Anja and Bert Wray, of Summerfield, No. Carolina, needed the $1,700 owed “earlier this year when the power company threatened to turn the lights off on them and their baby daughter, Sydney.”

But Wray and hundreds of other members of the N.C. National Guard have yet to be reimbursed for “expense(s) and travel money owed them by the Department of Defense,” reports the Greensboro News-Record.

N.C. National Guard officials say that at least 400 troops are owed an average of $2,000 each, for a total of at least $800,000, but the numbers may be considerably higher.


In addition to their regular pay based on rank, length of service and type of duty, National Guardsmen called to active service are entitled to be reimbursed for authorized travel and living expenses they incur while traveling on official business.


Beyond the failure to reimburse out-ol-pocket expenses and depletion of savings, the Guard has been subjected to terrible living conditions:
The financial impact on the families:

“We completely depleted our savings,” said Bert Wray, who recently took a sales position with Carolina Tractor.

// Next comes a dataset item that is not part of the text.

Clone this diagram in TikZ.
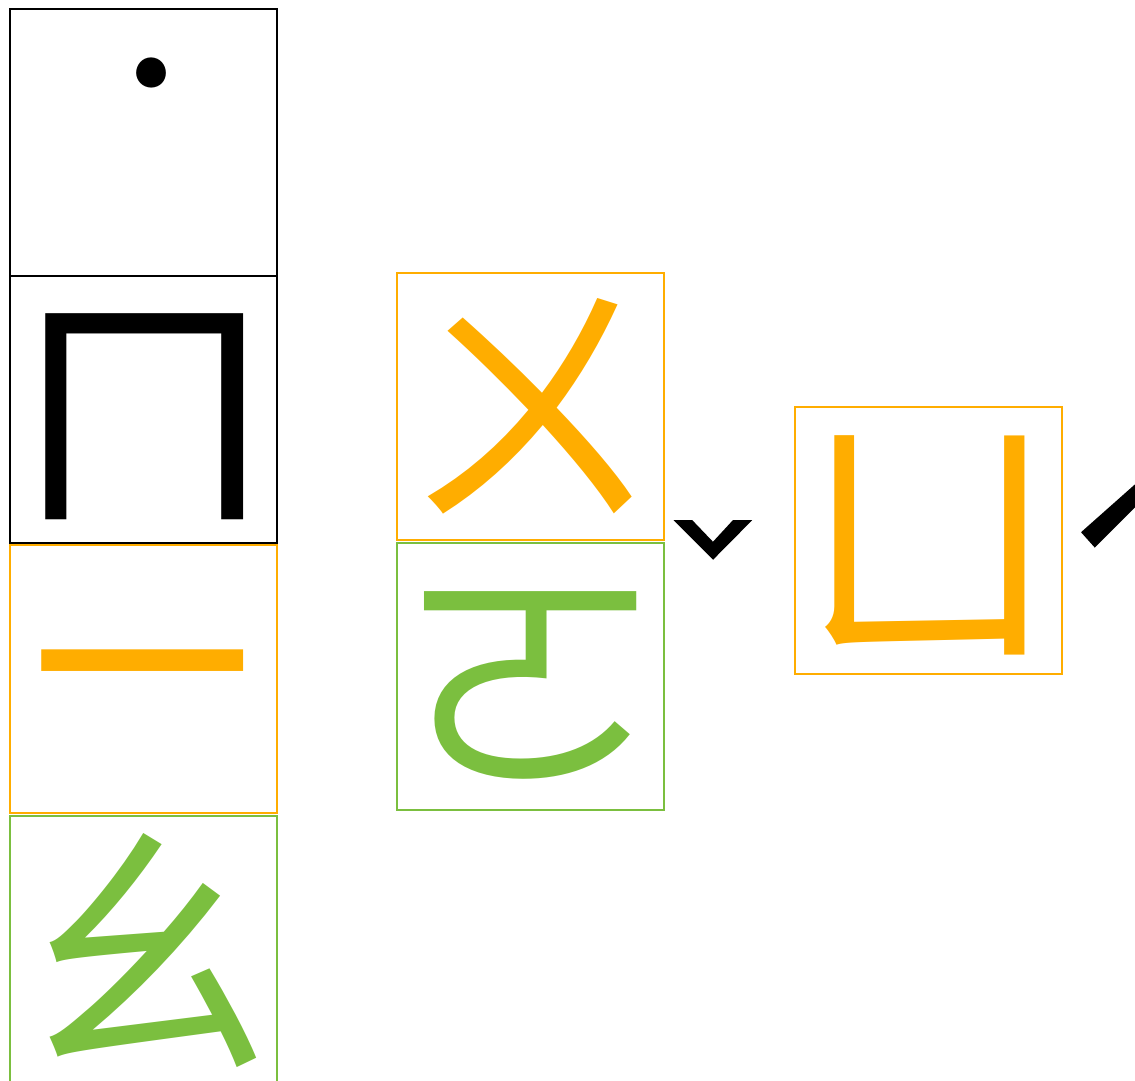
\documentclass[tikz,border=0pt]{standalone}
\usepackage{fontspec}
\newfontfamily\cjk{Noto Sans CJK TC}
\newfontfamily\cjkbold[FakeBold=4]{Noto Sans CJK TC}
\definecolor{zyorange}{HTML}{FFAD00}
\definecolor{zygreen}{HTML}{7BBF3F}
\begin{document}
\begin{tikzpicture}[x=1pt,y=1pt,
  zybox/.style={draw, line width=2pt, minimum width=267pt, minimum height=267pt, inner sep=0pt,
    font=\cjk\fontsize{267}{267}\selectfont, text height=235pt, text depth=32pt},
  ybox/.style={zybox, draw=zyorange, text=zyorange},
  gbox/.style={zybox, draw=zygreen, text=zygreen},
  kbox/.style={zybox, draw=black, text=black},
  tone/.style={font=\cjkbold\fontsize{160}{160}\selectfont, inner sep=0pt}]
\useasboundingbox (0,0) rectangle (1135,1080);
\node[kbox] (dot) at (143.5,937) {\hspace*{16pt}\raisebox{110pt}{\fontsize{160}{160}\selectfont ˙}};
\node[kbox] (m) at (143.5,670) {ㄇ};
\node[ybox] (i) at (143.5,401) {\raisebox{18pt}{ㄧ}};
\node[gbox] (ao) at (143.5,131) {ㄠ};
\node[ybox] (u) at (530.5,673.5) {ㄨ};
\node[gbox] (o) at (530.5,403.5) {ㄛ};
\node[tone] (t3) at (713,522) {\scalebox{0.85}[0.55]{ˇ}};
\node[ybox] (yu) at (928,539.5) {ㄩ};
\node[tone] (t2) at (1115,526) {\scalebox{1}[1]{ˊ}};
\end{tikzpicture}
\end{document}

Lori Vosler said her family also spent its savings in addition to amassing a large credit card debt. Her husband took a job with Carmax, a large auto dealership, and she is preparing to go back to teaching in the fall. Anja Wray is starting her own pottery business.


Both families say they could put their $1,700 expense checks to good use. …


Why the delay?

The Defense Department’s system of travel and expense reimbursements, an “inefficient, error-prone process,” was slowed tremendously by pressure exerted by the massive mobilization of National Guard units after Sept. 11, 2001, according to a federal General Accounting Office report released in March.

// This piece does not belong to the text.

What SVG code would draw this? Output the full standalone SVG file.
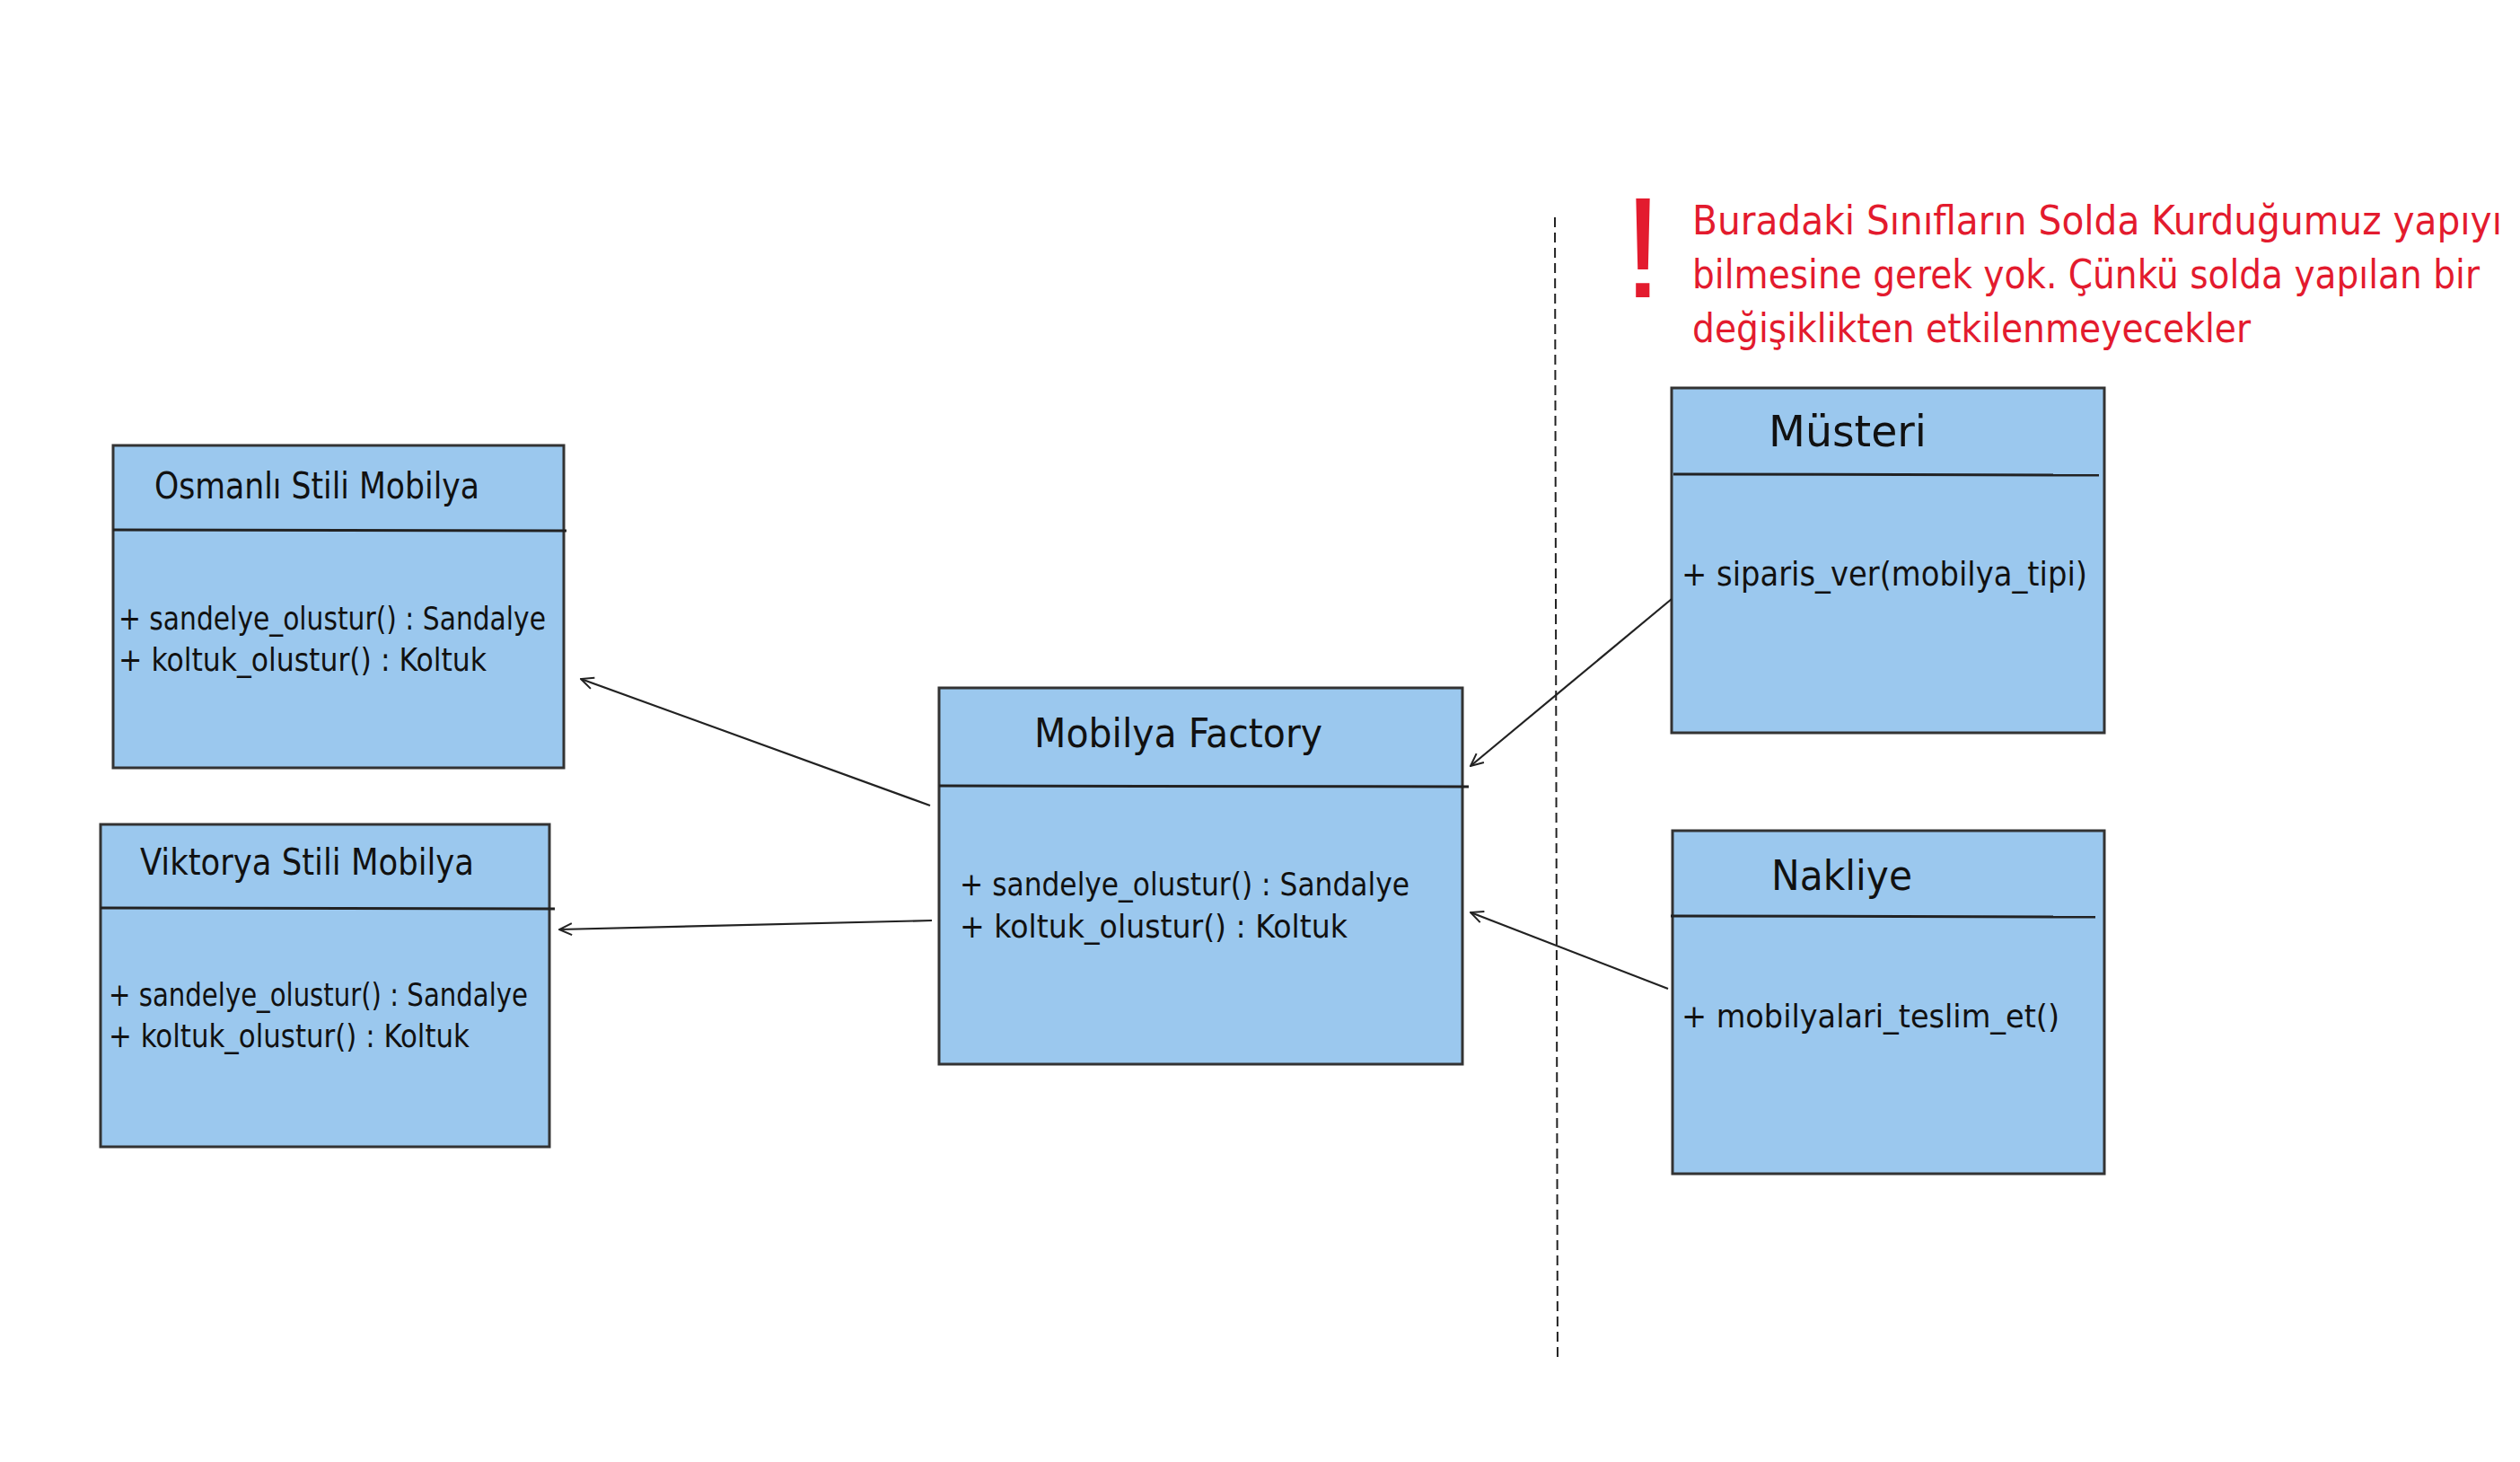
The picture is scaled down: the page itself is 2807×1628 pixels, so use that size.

The GAO found in its study of eight selected Guard units (none from North Carolina) that “numerous” soldiers experienced “significant problems” due to delayed or unpaid travel reimbursements, “including debts on their personal credit cards, trouble paying their monthly bills and inability to make child support payments.”


The GAO study noted that the Defense Finance and Accounting Service was flooded with travel vouchers in the months after Sept. 11, 2001 — increasing from less than 3,200 in October 2001 to more than 50,000 in July 2003.

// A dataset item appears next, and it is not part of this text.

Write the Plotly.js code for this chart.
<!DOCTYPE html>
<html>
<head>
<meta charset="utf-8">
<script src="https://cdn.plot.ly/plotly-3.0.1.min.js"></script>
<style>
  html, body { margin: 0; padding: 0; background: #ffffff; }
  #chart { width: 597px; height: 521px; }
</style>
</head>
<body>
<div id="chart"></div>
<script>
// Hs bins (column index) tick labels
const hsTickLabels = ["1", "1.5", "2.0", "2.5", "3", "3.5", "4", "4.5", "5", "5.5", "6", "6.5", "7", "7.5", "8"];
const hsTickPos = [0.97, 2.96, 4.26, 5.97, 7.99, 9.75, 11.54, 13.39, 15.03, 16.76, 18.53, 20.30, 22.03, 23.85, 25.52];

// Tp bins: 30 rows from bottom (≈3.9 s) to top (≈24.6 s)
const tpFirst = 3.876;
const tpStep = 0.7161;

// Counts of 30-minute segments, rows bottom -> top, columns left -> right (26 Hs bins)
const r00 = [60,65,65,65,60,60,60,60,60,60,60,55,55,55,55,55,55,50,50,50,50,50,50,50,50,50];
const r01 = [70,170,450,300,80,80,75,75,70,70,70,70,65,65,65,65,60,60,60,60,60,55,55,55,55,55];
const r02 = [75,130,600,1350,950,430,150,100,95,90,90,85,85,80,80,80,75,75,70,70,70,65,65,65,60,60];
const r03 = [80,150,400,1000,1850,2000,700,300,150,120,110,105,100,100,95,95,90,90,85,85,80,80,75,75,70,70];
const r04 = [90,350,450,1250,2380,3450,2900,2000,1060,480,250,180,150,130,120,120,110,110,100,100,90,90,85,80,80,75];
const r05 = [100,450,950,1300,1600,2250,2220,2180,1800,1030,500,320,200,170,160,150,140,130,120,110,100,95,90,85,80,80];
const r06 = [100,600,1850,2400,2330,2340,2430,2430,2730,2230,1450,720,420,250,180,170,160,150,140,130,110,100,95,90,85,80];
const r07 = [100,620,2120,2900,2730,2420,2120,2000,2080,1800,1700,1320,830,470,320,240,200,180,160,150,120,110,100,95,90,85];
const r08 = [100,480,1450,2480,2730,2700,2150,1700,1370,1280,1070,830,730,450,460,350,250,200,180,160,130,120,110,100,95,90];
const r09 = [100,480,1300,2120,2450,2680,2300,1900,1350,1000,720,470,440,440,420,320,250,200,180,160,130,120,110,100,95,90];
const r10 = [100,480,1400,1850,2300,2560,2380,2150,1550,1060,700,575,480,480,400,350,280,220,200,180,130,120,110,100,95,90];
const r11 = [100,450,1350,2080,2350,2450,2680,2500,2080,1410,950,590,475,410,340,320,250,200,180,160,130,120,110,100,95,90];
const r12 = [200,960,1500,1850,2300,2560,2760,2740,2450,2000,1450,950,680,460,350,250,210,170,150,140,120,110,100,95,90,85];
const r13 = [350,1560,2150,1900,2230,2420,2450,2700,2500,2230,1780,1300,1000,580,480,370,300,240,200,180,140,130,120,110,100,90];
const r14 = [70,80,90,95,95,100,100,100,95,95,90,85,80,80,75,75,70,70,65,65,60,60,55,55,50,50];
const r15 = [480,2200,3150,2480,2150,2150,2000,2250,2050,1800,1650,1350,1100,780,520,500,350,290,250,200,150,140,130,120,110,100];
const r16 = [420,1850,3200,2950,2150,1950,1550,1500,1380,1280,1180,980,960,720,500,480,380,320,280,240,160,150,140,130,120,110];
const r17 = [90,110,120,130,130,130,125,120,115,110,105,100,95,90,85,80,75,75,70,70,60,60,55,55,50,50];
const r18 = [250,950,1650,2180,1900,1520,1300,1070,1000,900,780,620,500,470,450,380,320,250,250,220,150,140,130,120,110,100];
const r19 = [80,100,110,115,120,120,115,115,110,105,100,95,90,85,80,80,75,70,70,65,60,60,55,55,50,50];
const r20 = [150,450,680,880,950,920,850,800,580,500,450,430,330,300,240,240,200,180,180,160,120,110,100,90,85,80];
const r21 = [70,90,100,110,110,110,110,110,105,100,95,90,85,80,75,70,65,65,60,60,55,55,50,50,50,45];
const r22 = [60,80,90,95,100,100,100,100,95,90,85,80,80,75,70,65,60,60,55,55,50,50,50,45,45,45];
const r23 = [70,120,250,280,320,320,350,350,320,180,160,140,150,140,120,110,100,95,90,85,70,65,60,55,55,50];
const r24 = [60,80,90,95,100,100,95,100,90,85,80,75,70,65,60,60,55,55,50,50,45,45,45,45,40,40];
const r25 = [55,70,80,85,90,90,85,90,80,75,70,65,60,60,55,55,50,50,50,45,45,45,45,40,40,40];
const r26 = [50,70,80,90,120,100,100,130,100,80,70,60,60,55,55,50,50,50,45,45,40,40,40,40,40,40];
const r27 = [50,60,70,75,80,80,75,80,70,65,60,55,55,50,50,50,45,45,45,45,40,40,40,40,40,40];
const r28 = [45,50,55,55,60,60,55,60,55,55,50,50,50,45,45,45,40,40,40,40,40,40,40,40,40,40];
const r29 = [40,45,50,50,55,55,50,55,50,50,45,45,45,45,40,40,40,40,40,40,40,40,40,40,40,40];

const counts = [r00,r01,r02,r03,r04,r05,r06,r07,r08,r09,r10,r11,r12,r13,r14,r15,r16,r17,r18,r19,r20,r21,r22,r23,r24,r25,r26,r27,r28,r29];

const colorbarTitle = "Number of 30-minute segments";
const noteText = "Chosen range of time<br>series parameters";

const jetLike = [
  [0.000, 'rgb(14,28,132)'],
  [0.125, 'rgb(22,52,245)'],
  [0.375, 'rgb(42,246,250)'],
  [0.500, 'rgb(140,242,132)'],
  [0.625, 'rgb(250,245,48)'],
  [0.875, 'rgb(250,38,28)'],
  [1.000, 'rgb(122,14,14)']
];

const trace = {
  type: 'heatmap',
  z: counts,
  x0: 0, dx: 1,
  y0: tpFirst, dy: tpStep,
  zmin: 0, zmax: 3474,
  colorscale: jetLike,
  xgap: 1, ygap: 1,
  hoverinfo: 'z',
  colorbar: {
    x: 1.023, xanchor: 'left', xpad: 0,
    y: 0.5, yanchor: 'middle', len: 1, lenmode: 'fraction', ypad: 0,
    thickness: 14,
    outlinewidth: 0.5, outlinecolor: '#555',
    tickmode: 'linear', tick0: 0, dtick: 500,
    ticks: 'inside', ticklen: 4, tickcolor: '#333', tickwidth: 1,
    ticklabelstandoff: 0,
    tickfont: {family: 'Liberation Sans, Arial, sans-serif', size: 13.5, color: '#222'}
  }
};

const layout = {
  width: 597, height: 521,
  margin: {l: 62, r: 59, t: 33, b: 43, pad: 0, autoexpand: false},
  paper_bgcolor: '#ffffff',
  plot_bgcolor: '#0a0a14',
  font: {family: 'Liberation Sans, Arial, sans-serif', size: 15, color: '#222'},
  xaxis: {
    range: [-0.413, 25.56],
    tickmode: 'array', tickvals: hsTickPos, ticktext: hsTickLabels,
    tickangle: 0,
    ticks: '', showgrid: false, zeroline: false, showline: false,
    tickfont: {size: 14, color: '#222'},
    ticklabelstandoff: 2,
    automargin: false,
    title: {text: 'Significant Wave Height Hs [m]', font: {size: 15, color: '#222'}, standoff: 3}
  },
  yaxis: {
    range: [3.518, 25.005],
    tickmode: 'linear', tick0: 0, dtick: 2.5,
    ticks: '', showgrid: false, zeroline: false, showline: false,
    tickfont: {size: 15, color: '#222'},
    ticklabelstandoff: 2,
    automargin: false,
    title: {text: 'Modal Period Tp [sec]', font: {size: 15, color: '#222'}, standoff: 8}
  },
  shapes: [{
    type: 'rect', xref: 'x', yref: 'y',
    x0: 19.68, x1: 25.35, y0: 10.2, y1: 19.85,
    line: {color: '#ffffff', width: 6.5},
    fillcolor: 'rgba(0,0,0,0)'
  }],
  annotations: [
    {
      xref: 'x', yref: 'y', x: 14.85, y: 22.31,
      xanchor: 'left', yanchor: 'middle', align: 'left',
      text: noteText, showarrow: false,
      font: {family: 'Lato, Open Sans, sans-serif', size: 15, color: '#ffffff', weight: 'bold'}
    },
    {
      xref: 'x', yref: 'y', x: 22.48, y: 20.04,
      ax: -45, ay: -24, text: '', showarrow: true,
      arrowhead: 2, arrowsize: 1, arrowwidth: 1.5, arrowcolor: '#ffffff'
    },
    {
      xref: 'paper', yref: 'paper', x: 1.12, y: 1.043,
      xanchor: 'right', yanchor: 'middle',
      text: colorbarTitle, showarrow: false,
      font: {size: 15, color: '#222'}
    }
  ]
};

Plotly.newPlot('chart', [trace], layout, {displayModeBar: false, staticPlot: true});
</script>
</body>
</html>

Whatever the cause, Lori Vosler said suffering Guard families have waited too long for their money. …


About the living conditions:

The majority of the 30th EHSB shipped to Fort Bragg to train and await deployment to Iraq. About 1,200, however, including Vosler and Wray, were shipped to Fort Stewart, Ga., because there was not enough housing at Fort Bragg for the entire brigade.


Vosler, Wray and other members of the 30th EHSB spent almost five months at Fort Stewart waiting for their orders to Iraq. The facilities were terrible, they said. The Guard troops often had to eat MRE’s, or military field rations, rather than prepared-from-scratch mess hall meals eaten by Regular Army troops, they said.


N.C. National Guard Sgt. Sidney Baker, who served with Vosler and Wray, said living conditions for the Guard at Fort Stewart were “extremely inadequate so far as sanitation and cleanliness were concerned.”


“I’ve seen nicer conditions at shelter homes,” he said. “The Guard is treated like the bastard child in the military.”